• Extracted material

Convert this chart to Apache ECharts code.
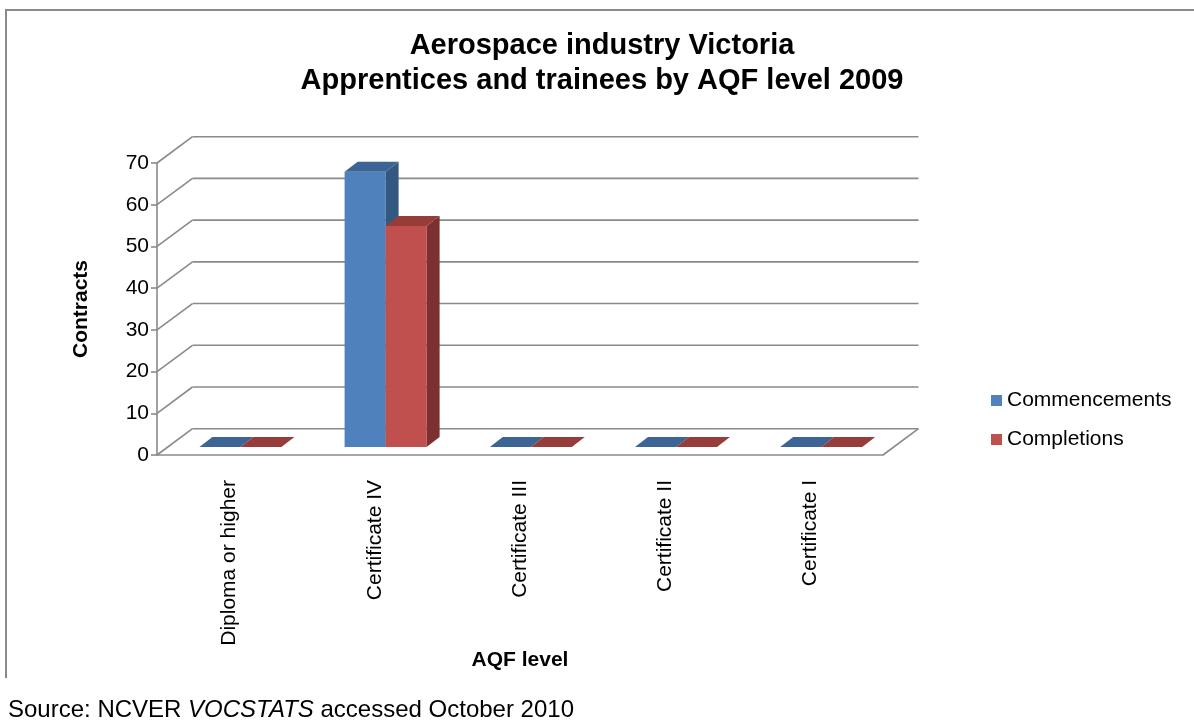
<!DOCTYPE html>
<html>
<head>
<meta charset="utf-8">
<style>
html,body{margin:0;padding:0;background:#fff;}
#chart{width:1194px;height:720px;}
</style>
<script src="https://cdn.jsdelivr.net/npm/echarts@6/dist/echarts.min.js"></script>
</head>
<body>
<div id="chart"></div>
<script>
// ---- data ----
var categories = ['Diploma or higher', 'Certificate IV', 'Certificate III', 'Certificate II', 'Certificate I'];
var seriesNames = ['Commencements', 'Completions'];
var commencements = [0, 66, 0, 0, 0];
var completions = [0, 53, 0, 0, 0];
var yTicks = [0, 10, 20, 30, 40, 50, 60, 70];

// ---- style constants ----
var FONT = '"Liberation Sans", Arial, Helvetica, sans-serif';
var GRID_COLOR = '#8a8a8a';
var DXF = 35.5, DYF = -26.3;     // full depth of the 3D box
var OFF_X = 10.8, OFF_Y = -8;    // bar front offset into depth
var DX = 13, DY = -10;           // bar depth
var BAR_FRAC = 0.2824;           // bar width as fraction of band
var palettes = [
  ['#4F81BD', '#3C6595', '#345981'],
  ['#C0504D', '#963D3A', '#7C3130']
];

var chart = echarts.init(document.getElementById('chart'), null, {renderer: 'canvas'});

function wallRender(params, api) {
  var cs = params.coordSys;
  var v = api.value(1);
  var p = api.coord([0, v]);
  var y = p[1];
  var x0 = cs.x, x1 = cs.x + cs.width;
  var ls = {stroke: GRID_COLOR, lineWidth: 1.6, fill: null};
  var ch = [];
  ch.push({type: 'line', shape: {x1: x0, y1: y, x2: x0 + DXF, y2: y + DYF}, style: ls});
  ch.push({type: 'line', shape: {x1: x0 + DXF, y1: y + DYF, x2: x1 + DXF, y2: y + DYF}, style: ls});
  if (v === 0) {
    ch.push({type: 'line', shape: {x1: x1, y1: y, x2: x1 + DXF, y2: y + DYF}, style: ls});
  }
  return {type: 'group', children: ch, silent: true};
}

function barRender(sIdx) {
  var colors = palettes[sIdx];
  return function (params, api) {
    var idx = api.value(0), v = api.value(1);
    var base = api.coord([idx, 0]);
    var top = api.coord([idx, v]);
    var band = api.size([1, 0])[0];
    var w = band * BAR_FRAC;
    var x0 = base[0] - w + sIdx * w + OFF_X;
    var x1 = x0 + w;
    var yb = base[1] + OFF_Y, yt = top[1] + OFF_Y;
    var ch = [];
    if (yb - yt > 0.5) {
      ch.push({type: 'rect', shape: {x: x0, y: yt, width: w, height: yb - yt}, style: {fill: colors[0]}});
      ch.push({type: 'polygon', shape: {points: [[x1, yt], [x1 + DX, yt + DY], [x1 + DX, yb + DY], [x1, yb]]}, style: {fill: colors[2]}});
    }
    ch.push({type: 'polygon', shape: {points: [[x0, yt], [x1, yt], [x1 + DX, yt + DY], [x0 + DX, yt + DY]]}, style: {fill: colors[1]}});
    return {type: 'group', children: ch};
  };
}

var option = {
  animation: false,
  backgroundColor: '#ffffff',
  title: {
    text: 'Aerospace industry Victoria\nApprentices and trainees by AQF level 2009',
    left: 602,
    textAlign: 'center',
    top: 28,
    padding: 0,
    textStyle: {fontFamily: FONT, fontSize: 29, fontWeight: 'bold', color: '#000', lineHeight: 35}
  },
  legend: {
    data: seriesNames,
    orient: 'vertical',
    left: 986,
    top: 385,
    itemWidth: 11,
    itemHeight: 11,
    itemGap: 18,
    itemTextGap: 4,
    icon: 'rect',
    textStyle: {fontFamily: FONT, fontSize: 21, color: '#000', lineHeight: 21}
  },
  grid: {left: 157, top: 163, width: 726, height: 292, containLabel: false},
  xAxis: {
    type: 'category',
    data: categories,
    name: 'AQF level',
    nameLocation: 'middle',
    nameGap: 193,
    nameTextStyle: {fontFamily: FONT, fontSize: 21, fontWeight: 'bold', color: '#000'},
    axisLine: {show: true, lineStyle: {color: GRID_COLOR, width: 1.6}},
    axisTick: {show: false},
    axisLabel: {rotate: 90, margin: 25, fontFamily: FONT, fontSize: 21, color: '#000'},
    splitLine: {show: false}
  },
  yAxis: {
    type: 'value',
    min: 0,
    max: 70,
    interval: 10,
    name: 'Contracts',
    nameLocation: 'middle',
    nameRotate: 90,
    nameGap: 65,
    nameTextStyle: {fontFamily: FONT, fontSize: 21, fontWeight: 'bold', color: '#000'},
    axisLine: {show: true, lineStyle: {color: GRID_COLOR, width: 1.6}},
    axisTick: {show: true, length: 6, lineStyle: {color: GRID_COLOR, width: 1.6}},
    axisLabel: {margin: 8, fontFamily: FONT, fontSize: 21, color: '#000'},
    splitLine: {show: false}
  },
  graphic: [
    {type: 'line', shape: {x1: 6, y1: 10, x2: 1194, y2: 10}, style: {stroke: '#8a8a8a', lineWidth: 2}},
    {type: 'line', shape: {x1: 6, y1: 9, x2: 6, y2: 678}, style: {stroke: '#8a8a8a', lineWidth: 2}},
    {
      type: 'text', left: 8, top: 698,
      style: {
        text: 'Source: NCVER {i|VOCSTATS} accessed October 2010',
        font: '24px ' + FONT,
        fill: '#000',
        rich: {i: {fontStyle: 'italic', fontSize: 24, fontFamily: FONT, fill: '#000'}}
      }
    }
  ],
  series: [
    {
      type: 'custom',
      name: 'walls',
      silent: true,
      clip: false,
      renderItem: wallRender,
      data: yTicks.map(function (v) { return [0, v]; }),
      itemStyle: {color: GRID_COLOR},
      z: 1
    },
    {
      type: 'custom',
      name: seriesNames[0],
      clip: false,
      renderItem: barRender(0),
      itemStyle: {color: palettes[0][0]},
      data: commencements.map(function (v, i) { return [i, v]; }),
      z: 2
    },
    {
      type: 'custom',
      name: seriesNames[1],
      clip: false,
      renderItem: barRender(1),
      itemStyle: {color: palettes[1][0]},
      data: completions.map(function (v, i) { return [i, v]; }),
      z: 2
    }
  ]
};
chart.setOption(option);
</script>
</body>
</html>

---

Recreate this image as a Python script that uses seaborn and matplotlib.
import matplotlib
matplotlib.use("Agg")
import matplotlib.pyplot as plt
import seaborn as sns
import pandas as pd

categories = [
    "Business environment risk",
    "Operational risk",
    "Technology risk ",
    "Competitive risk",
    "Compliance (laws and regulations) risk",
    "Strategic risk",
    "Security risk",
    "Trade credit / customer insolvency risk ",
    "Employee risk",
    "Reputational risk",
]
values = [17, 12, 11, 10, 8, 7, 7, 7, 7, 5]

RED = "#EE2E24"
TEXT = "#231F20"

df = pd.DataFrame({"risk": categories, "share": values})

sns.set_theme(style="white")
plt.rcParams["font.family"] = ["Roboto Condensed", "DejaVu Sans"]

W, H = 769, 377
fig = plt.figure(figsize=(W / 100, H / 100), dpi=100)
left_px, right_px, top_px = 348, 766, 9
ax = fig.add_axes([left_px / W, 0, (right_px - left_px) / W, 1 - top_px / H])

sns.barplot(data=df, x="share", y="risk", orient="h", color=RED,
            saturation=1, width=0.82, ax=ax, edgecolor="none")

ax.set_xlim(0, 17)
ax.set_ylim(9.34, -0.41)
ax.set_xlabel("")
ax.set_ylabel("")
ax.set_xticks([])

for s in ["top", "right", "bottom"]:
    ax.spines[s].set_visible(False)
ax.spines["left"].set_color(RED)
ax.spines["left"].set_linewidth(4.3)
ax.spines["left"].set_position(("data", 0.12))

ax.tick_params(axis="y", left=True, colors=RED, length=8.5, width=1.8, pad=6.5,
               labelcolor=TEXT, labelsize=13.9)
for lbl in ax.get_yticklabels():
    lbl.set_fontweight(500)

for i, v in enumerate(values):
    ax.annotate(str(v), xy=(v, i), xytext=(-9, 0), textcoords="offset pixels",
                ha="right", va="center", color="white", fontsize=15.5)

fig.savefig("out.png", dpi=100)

• Task brief
Leave out the pictures and transcribe exactly the lines from the one containing "Convert this chart to Apache ECharts code." through the one containing "var yTicks = [0, 10, 20, 30, 40, 50, 60, 70];".

• Answer for this exercise
Convert this chart to Apache ECharts code.
<!DOCTYPE html>
<html>
<head>
<meta charset="utf-8">
<style>
html,body{margin:0;padding:0;background:#fff;}
#chart{width:1194px;height:720px;}
</style>
<script src="https://cdn.jsdelivr.net/npm/echarts@6/dist/echarts.min.js"></script>
</head>
<body>
<div id="chart"></div>
<script>
// ---- data ----
var categories = ['Diploma or higher', 'Certificate IV', 'Certificate III', 'Certificate II', 'Certificate I'];
var seriesNames = ['Commencements', 'Completions'];
var commencements = [0, 66, 0, 0, 0];
var completions = [0, 53, 0, 0, 0];
var yTicks = [0, 10, 20, 30, 40, 50, 60, 70];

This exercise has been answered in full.